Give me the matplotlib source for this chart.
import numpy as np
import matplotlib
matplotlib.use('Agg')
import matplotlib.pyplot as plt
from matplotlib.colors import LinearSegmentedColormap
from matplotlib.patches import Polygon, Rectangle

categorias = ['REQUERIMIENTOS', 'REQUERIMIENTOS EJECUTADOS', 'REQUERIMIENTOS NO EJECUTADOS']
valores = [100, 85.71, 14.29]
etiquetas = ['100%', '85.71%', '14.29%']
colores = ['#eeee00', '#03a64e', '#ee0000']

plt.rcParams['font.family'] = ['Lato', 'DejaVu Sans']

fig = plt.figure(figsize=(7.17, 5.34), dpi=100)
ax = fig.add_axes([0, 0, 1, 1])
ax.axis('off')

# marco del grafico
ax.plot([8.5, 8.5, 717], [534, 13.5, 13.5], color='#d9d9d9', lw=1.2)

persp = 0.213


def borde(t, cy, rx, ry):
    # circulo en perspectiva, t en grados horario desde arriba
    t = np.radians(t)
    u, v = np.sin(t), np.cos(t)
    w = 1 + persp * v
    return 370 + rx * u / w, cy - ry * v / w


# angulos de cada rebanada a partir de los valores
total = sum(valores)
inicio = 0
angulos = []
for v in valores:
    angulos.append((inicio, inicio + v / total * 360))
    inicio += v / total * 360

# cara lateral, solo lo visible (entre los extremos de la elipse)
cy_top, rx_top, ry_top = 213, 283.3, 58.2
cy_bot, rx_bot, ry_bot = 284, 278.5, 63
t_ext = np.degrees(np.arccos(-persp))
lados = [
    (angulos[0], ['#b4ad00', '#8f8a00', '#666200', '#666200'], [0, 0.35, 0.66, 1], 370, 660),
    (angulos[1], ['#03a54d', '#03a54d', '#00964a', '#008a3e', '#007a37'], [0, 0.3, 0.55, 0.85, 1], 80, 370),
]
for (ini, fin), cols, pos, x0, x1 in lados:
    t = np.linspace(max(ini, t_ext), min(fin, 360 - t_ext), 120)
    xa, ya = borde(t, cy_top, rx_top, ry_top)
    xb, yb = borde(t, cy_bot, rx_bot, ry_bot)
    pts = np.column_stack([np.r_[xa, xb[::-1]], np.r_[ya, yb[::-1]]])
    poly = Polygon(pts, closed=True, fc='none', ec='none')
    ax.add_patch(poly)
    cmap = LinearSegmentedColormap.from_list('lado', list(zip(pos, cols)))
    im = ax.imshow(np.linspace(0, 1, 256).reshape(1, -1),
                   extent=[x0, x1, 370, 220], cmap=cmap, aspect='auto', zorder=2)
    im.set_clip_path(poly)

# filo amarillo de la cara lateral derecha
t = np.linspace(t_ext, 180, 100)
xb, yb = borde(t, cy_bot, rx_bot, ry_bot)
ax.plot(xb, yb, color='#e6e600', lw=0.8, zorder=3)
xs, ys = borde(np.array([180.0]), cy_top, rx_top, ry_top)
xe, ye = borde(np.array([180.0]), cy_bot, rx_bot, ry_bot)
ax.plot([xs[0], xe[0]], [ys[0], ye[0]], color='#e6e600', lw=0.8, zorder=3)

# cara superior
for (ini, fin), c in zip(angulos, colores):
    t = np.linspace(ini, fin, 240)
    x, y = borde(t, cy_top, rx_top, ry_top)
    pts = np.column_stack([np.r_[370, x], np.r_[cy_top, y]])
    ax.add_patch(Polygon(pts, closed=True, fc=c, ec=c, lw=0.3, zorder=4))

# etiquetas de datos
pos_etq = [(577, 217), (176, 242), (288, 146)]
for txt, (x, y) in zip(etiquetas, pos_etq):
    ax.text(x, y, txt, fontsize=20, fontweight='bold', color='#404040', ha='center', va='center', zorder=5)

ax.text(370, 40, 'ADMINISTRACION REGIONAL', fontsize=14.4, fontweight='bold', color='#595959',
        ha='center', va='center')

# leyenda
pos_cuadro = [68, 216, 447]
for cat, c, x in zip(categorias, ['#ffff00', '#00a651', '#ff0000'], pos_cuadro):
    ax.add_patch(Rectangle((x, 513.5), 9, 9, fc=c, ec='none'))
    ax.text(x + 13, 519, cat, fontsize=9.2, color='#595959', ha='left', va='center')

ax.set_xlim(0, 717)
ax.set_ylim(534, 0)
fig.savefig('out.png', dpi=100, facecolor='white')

****************************************

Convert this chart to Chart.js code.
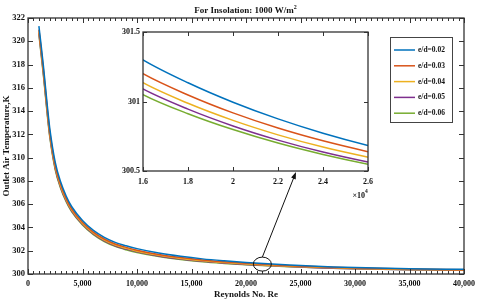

****************************************

__Task statement__: Copy every line of the listing that includes the string "matplotlib".

__Answer below__:
Give me the matplotlib source for this chart.
import matplotlib
matplotlib.use('Agg')
import matplotlib.pyplot as plt
from matplotlib.colors import LinearSegmentedColormap
from matplotlib.patches import Polygon, Rectangle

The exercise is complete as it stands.